I'm trying to get the table rows with temperature, wind and time data:

dataimtryingtoget

but I'm unable to get it. The document I get doesn't contain this data and seems to be incomplete. I thought this was due to javascript generated html, but even with this method:

How do I get the web page contents from a WebView?

I was unable to get it. I'm not sure javascript is the issue. Can anybody help me at least trying too identify the problem nature?

Many thanks in advance.

2
I had the same problem, most of the sites nowadays has also a mobile version of their website meaning their html dom is different from their desktop version. What I can recommend you doing is just to print the document/body of the webpage and change your selector accordinglyAnton Makov
I managed to print the entire html code with the webview method, but the code I'm looking for seems to be somehow missing, and this even though the webview actually displays the info.filiking

2 Answers

2
votes

The page you're trying to parse includes content with data using iframe.

<iframe name="frmprevi" id="frmprevi" 
src="https://www.ilmeteo.it/portale/meteo/previsioni1.php?citta=Magenta&amp;c=3749&amp;gm=25" 
width="660" height="600" marginheight="0" marginwidth="0" scrolling="no"
frameborder="0" style="margin:0px;padding:0px"></iframe>

That's why it's not accessible to Jsoup. To get the data you want just parse directly the URL from iframe src: https://www.ilmeteo.it/portale/meteo/previsioni1.php?citta=Magenta&c=3749&gm=25

Now it should be easy, but be aware that the paremeter gm=25 in the URL may represent 25th day of month so you'll have to change it accordingly to get the data for different day.

2
votes

After more digging around there is an iFrame

You can try something like this

Thread(Runnable {

        val document: Document =
            Jsoup.connect("https://www.ilmeteo.it/meteo/Magenta/previsioni-orarie?refresh_ce")
                .userAgent("Mozilla/5.0 (Windows NT 6.1; WOW64) AppleWebKit/537.11 (KHTML, like Gecko) Chrome/23.0.1271.95 Safari/537.11 Firefox/19.0")
                .timeout(2000).get()




        val body = document.body()
        val table = body.getElementsByClass("datatable")

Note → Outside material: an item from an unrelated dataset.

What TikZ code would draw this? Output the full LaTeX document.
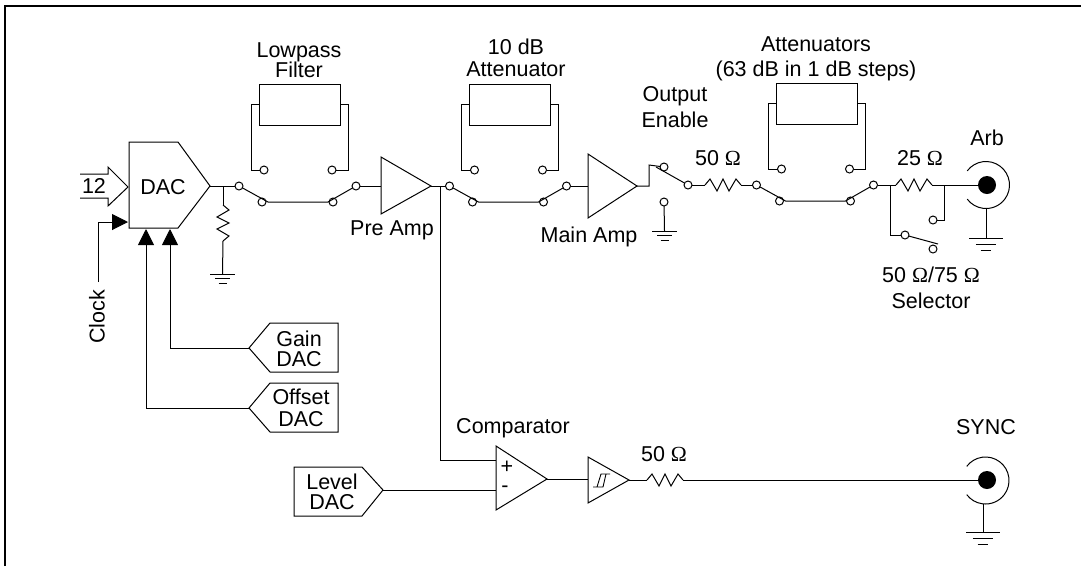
\documentclass[tikz,border=0pt]{standalone}
\usepackage{fontspec}
\setmainfont{Liberation Sans}
\newfontfamily\ohmfont{Liberation Serif}
\newcommand{\ohm}{{\ohmfont Ω}}
\usetikzlibrary{arrows.meta}
\setlength{\normallineskiplimit}{-10pt}
\setlength{\normallineskip}{0pt}
\setlength{\lineskiplimit}{-10pt}
\setlength{\lineskip}{0pt}
\tikzset{
	wire/.style = {line width = 1pt, line join = miter},
	contact/.style = {draw, circle, fill = white, line width = 1pt, inner sep = 0pt, outer sep = 0pt, minimum size = 8pt},
	lbl/.style = {inner sep = 0pt, outer sep = 0pt, align = center, font = \fontsize{21.5}{20}\selectfont},
	netbox/.style = {draw, rectangle, line width = 1pt, inner sep = 0pt, outer sep = 0pt, minimum width = 81pt, minimum height = 41pt},
	jack/.style = {circle, fill = black, inner sep = 0pt, outer sep = 0pt, minimum size = 18pt},
	sigarrow/.style = {wire, -{Triangle[length = 16pt, width = 16pt]}},
	resistor/.pic = {
		\coordinate (-in) at (0,0);
		\coordinate (-out) at (36,0);
		\draw[wire] (0,0) -- (5,-6) -- (12,6) -- (18,-6) -- (24,6) -- (31,-6) -- (36,0);
	},
	ground/.pic = {
		\coordinate (-top) at (0,0);
		\draw[wire] (-12.5,0) -- (12.5,0);
		\draw[wire] (-7.5,4.5) -- (7.5,4.5);
		\draw[wire] (-4,9) -- (4,9);
	}
}
\begin{document}
\begin{tikzpicture}[x = 1pt, y = -1pt]
		\useasboundingbox (0,0) rectangle (1081,566);
		\draw[line width = 2pt] (5,566) -- (5,6) -- (1081,6);
		% the three switched networks
		\foreach \n/\dx/\dy in {lp/0/0, att/210.5/0, rng/517.5/-1} {
			\begin{scope}[shift = {(\dx,\dy)}]
				\node[contact] at (239,186) (\n-a) {};
				\node[contact] at (262,202) (\n-b) {};
				\node[contact] at (333,202) (\n-c) {};
				\node[contact] at (356,186) (\n-d) {};
				\node[contact] at (264,170) (\n-e) {};
				\node[contact] at (332,170) (\n-f) {};
				\node[netbox] at (299.5,104.5) (\n-box) {};
				\coordinate (\n-l) at (268,202);
				\coordinate (\n-r) at (328,202);
				\draw[wire] (\n-a) -- (\n-l) -- (\n-r) -- (\n-d);
				\draw[wire] (\n-e.west) -- ++(-9,0) |- (\n-box.west);
				\draw[wire] (\n-f.east) -- ++(12,0) |- (\n-box.east);
			\end{scope}
		}
		% DAC and its inputs
		\draw[wire] (129,142) -- (178,142) -- (210,186) -- (178,228) -- (129,228) -- cycle;
		\coordinate (dacout) at (210,186);
		\node[lbl] at (163,187) (daclbl) {DAC};
		\draw[wire] (80,174) -- (108,174) -- (108,167) -- (128,187) -- (108,206) -- (108,198) -- (80,198);
		\node[lbl] at (94,186) (bits) {12};
		\coordinate (clkin) at (128,222);
		\coordinate (clktail) at (98,282);
		\draw[sigarrow] (clktail) |- (clkin);
		\node[lbl, rotate = 90] at (97,317) (clk) {Clock};
		\draw[wire] (249,348) -- (270,323) -- (338,323) -- (338,372) -- (270,372) -- cycle;
		\coordinate (gaintip) at (249,348);
		\coordinate (gainin) at (170,229);
		\node[lbl] at (299,349) (gain) {Gain\\DAC};
		\draw[wire] (249,408) -- (270,383) -- (338,383) -- (338,432) -- (270,432) -- cycle;
		\coordinate (offtip) at (249,408);
		\coordinate (offin) at (146,229);
		\node[lbl] at (301,408) (off) {Offset\\[2pt]DAC};
		\draw[sigarrow] (gaintip) -| (gainin);
		\draw[sigarrow] (offtip) -| (offin);
		% DAC output with its load
		\coordinate (tap1) at (223,186);
		\draw[wire] (dacout) -- (lp-a);
		\pic[rotate = -90] (rload) at (223,205) {resistor};
		\pic (gnd1) at (222.5,274) {ground};
		\draw[wire] (tap1) -- (rload-in);
		\draw[wire] (rload-out) -- (gnd1-top);
		% pre amp
		\draw[wire] (381,157) -- (431,186) -- (381,214) -- cycle;
		\coordinate (prein) at (381,186);
		\coordinate (preout) at (431,186);
		\coordinate (tap2) at (440,186);
		\node[lbl] at (392,230) (pre) {Pre Amp};
		\draw[wire] (lp-d) -- (prein);
		\draw[wire] (preout) -- (att-a);
		% main amp and output enable
		\draw[wire] (588,154) -- (637,186) -- (588,218) -- cycle;
		\coordinate (mainin) at (588,186);
		\coordinate (mainout) at (637,186);
		\node[lbl] at (589,237) (main) {Main Amp};
		\draw[wire] (att-d) -- (mainin);
		\node[contact] at (664,167) (oe-a) {};
		\node[contact] at (688,185) (oe-b) {};
		\node[contact] at (664,202) (oe-c) {};
		\coordinate (oetap) at (649,165);
		\coordinate (oearm) at (656,167);
		\draw[wire] (mainout) -| (oetap) -- (oe-a);
		\draw[wire] (oearm) -- (oe-b);
		\pic (gnd2) at (664.5,231) {ground};
		\draw[wire] (oe-c) -- (gnd2-top);
		\node[lbl] at (675,107) (oelbl) {Output\\[6pt]Enable};
		\pic (r50) at (705,185) {resistor};
		\draw[wire] (oe-b) -- (r50-in);
		\draw[wire] (r50-out) -- (rng-a);
		\node[lbl] at (718,158) (r50lbl) {50 \ohm};
		% arb output and selector
		\coordinate (tap3) at (890,185);
		\coordinate (tap4) at (944,185);
		\pic (r25) at (896,185) {resistor};
		\node[lbl] at (920,158) (r25lbl) {25 \ohm};
		\node[jack] at (987,185) (arb) {};
		\coordinate (arbc) at (986,185);
		\draw[wire] (rng-d) -- (r25-in);
		\draw[wire] (r25-out) -- (arb);
		\draw[wire] ([shift = {(143:23.5pt)}]arbc) arc[start angle = 143, end angle = -143, radius = 23.5pt];
		\pic[scale = 1.36] (gnd3) at (986,238) {ground};
		\draw[wire] ([yshift = -23.5pt]arbc) -- (gnd3-top);
		\node[lbl] at (987,138) (arblbl) {Arb};
		\node[contact] at (933,220) (sel-a) {};
		\node[contact] at (905,235) (sel-b) {};
		\node[contact] at (933,249) (sel-c) {};
		\coordinate (selarm) at (938,244);
		\draw[wire] (tap4) |- (sel-a);
		\draw[wire] (tap3) |- (sel-b);
		\draw[wire] (sel-b) -- (selarm);
		\node[lbl] at (931,288) (sellbl) {50 \ohm/75 \ohm\\[6pt]Selector};
		% comparator branch
		\draw[wire] (496,446) -- (547,479) -- (496,510) -- cycle;
		\coordinate (plusin) at (496,460);
		\coordinate (minusin) at (496,490);
		\coordinate (cmpout) at (547,479);
		\node[lbl] at (513,428) (cmplbl) {Comparator};
		\node[lbl] at (507,467) (plus) {+};
		\node[lbl] at (505,489) (minus) {-};
		\draw[wire] (tap2) |- (plusin);
		\draw[wire] (294,467) -- (362,467) -- (383,490) -- (362,516) -- (294,516) -- cycle;
		\coordinate (leveltip) at (383,490);
		\node[lbl] at (332,492) (level) {Level\\DAC};
		\draw[wire] (leveltip) -- (minusin);
		\draw[wire] (588,457) -- (629,480) -- (588,503) -- cycle;
		\coordinate (trigin) at (588,479);
		\coordinate (trigout) at (629,480);
		\draw[wire] (cmpout) -- (trigin);
		\draw[line width = 0.9pt] (593,487) -- (603,487) -- (606,474) (597,487) -- (601,474) -- (610,474);
		\pic (r50b) at (647,480) {resistor};
		\node[lbl] at (664,454) (r50blbl) {50 \ohm};
		\draw[wire] (trigout) -- (r50b-in);
		\node[jack] at (987,480) (sync) {};
		\coordinate (syncc) at (985.5,480.5);
		\coordinate (syncbot) at (983,504);
		\draw[wire] (r50b-out) -- (sync);
		\draw[wire] ([shift = {(143:23.5pt)}]syncc) arc[start angle = 143, end angle = -143, radius = 23.5pt];
		\pic[scale = 1.36] (gnd4) at (983,532) {ground};
		\draw[wire] (syncbot) -- (gnd4-top);
		\node[lbl] at (986,427) (synclbl) {SYNC};
		% titles of the networks
		\node[lbl] at (299,60) (lplbl) {Lowpass\\Filter};
		\node[lbl] at (516,58) (attlbl) {10 dB\\[2pt]Attenuator};
		\node[lbl] at (816,59) (rnglbl) {Attenuators\\[5pt](63 dB in 1 dB steps)};
	\end{tikzpicture}
\end{document}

        val iframe: Element = body.getElementById("frmprevi")
        val iframeSrc: String = iframe.attr("src")

        if (iframeSrc != null) {
            val iframeContentDoc = Jsoup.connect(iframeSrc).get()
            val temps = iframeContentDoc.body().getElementsByClass("boldval")
            for(temp in temps)
            {
                Log.d("temps",temp.text())
            }
        }



    }).start()

It's in kotlin but I think you will understand how to translate it to java and how to get other information from there as well.